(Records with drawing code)
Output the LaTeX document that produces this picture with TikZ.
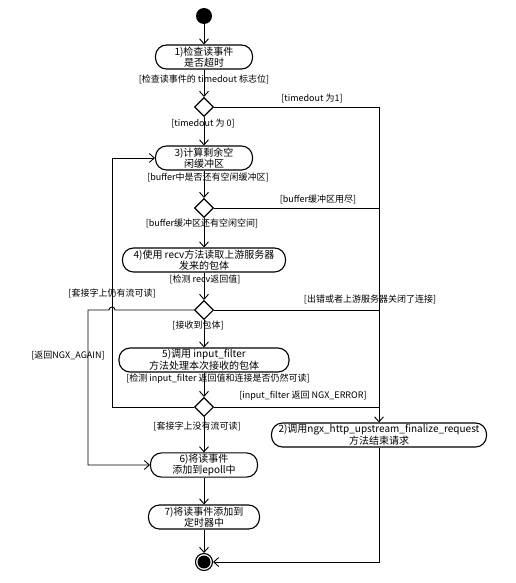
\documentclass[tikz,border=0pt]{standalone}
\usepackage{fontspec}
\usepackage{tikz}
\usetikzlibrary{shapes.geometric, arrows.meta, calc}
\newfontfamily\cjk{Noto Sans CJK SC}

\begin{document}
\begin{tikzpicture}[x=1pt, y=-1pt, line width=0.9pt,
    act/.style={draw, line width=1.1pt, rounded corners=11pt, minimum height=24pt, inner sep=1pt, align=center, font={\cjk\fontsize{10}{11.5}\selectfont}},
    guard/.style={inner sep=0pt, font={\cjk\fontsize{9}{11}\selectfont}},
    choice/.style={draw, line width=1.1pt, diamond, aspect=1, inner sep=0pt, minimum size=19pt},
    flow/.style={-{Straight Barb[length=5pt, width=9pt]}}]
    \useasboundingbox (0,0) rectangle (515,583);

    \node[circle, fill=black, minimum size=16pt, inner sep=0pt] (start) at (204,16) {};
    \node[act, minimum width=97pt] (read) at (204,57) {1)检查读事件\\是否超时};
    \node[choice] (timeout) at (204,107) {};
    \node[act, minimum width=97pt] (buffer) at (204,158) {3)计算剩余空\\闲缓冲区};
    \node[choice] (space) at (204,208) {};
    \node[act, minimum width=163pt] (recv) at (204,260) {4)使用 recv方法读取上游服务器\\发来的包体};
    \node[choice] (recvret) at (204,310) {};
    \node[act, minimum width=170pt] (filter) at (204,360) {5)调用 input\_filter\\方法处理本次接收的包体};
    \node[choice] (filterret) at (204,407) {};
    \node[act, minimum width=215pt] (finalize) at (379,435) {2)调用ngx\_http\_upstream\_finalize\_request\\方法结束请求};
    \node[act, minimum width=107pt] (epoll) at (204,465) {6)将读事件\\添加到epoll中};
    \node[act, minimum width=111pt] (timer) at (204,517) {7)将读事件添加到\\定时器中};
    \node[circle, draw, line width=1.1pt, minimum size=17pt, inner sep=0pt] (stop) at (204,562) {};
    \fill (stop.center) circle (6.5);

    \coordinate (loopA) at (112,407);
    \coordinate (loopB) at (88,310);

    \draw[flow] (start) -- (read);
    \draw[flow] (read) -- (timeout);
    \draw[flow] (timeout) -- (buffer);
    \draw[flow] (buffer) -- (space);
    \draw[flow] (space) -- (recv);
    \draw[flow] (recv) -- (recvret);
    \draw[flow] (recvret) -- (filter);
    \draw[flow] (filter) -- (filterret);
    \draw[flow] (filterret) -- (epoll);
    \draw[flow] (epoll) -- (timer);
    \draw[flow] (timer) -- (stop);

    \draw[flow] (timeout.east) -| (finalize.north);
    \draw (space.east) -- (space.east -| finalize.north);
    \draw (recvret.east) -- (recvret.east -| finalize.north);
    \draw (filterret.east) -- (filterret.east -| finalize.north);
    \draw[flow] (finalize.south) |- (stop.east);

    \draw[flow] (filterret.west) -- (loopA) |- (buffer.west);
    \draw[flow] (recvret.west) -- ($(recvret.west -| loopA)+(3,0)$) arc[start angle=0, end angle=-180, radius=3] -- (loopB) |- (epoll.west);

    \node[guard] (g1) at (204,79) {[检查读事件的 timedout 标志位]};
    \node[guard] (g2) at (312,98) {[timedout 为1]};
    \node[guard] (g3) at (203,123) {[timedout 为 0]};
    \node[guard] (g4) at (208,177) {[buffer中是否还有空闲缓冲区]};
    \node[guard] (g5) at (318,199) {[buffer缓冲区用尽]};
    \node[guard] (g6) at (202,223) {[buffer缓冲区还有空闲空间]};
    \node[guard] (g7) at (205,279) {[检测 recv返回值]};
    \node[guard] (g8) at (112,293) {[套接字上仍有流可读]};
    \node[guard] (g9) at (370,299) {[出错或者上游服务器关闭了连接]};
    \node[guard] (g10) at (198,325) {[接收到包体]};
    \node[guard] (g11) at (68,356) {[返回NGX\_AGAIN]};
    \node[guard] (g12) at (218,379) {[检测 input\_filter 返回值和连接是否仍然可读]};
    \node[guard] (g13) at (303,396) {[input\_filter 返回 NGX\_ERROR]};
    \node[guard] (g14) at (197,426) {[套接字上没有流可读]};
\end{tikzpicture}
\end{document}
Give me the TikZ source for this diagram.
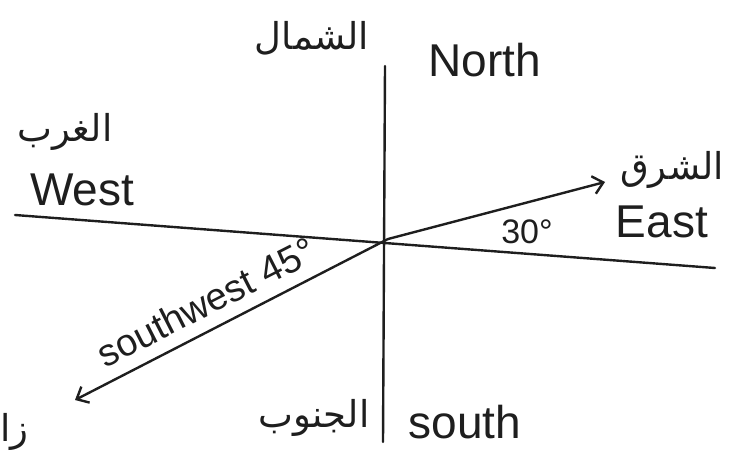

__Work to do__
Exactly and only the lines from the top of the records down to the line containing "(0,0) rectangle (515,583);" should be transcribed, please, without the pictures.

__Finished task__
Output the LaTeX document that produces this picture with TikZ.
\documentclass[tikz,border=0pt]{standalone}
\usepackage{fontspec}
\usepackage{tikz}
\usetikzlibrary{shapes.geometric, arrows.meta, calc}
\newfontfamily\cjk{Noto Sans CJK SC}

\begin{document}
\begin{tikzpicture}[x=1pt, y=-1pt, line width=0.9pt,
    act/.style={draw, line width=1.1pt, rounded corners=11pt, minimum height=24pt, inner sep=1pt, align=center, font={\cjk\fontsize{10}{11.5}\selectfont}},
    guard/.style={inner sep=0pt, font={\cjk\fontsize{9}{11}\selectfont}},
    choice/.style={draw, line width=1.1pt, diamond, aspect=1, inner sep=0pt, minimum size=19pt},
    flow/.style={-{Straight Barb[length=5pt, width=9pt]}}]
    \useasboundingbox (0,0) rectangle (515,583);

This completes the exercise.